26.9.11

Mamões e casamento

Faz um tempo, minha esposa tomou a missão de colocar frutas no meu café da manhã.
     Outro dia, uma tarde chuvosa, saí do trabalho e passei no mercado para comprar alguns mamões. Na banquinha, achei só uns poucos, e todos meio feios. Garimpei, escolhi os mais apresentáveis e acabei conseguindo três, cada um com algum defeito pequeno.
     Na manhã seguinte, cortei o primeiro em dois: uma metade com umas marcas de batida na casca e a outra perfeita. Comi a parte pior –tive que jogar uma colherada no lixo– e deixei a melhor sobre o balcão da cozinha. Mesma coisa fiz na segunda manhã, com o segundo. O último que sobrou na geladeira tinha uns pontos pretos; virei-o na prateleira de um jeito que escondesse as manchas.
     Pois hoje, dia do último mamão, minha mulher acordou mais cedo –normalmente eu me levanto meia hora antes– e, quando eu saí do banho, ela já tinha tomado café da manhã e cantarolava no quarto.
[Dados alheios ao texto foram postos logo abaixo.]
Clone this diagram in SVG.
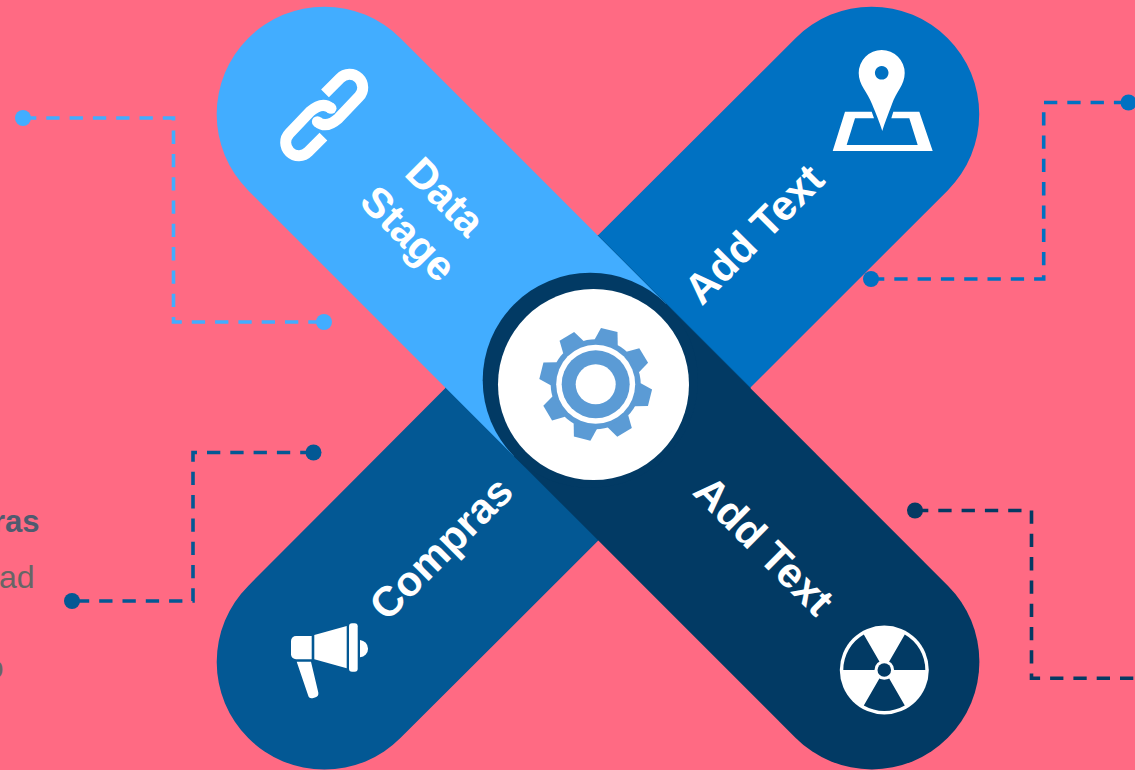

Fui para a cozinha e estava lá meu cereal, o leite, o pão, os frios e uma metade de mamão. Na hora, lembrei dos pontinhos podres e virei o bendito para ver: imaculado. Minha esposa acabara de ficar com o pedaço ruim.
     Pegando a colher, me senti meio culpado por não ter ido à cozinha antes que ela. Mas, no segundo seguinte, pensei que isso seria negar que ela também pudesse fazer algo por mim. Imagino que tenha ficado feliz por ter saído da cama mais cedo para descobrir a parte ruim do mamão e escondê-la de mim, a mesma alegria silenciosa que eu tivera nos dois dias anteriores. Porque, no fundo, um casamento é isso: oferecer ao outro sempre a melhor metade.

13.9.11

Voltar

E tem essa coisa de voltar. Quando era pequeno, entrava em casa e tinha a sensação de que, apesar de ter sido só um Sete de Setembro para a gente, ali dentro tinham corrido meses. Como aquelas contas de cachorro: um ano nosso equivale a sete para as poltronas e por aí vai.
     Corria na frente de todos para ser o primeiro a ver a cozinha, os quartos, o banheiro. Ia olhando aquelas pétalas caídas ao redor do vaso, o relógio do micro-ondas piscando zerado, um pano de chão esturricado no varal, as pias sem nem uma gotinha de água. Como um mundo recém-descoberto.
     É uma sensação que dura pouco, logo abre-se as cortinas e vai-se retomando tudo de novo. Ali está a partezinha amassada do sofá, a marca de panela quente na mesa, o lado da janela que não fecha direito.

* * *
Hoje eu vinha pensando em Deus enquanto fazia meu caminho de todos os dias. Engraçado como comento pouco sobre isso, mas é assim: penso em Deus enquanto caminho.
     De longe reconheci um bem-te-vi; é fácil saber pela cabecinha listrada de preto. Mas de longe pensei que, embora sem dúvida nenhuma fosse um, bem-te-vis são maiores e mais bravos. Só quando passei a uns poucos centímetros e ele não fez menção de fugir foi que me ocorreu a ideia de que era um filhote. Já grandinho, mas um filhote.
     Foi preciso que eu desse mais uns passos até me dar conta de mais: era um bem-te-vi, um filhotinho que ainda mal sabia voar, no meio de um cruzamento onde dali quinze minutos começaria o vai e vem de crianças chegando à escola.
     E então voltei. Não sei de quem era o maior medo, se o meu de machucá-lo ou o dele de ser machucado, mas peguei-o nas mãos. Fechei bem a concha para que ele não caísse; pareceu não ter nada fora de ordem, talvez estivesse só cansado do primeiro voo. O coraçãozinho acelerado. Convenhamos, amiguinho, que um cruzamento não é um bom lugar para descansar. Pensei em colocá-lo dentro do bolso da jaqueta, mas também pensei que a natureza sabe fazer seu papel melhor que eu.
     Ficou ali, entre os galhos floridos de uma glicínia.

* * *
Ontem à noite fui buscar água e a geladeira vazia me lembrou que hoje é dia de mercado. Desde pequeno adoro dia de mercado.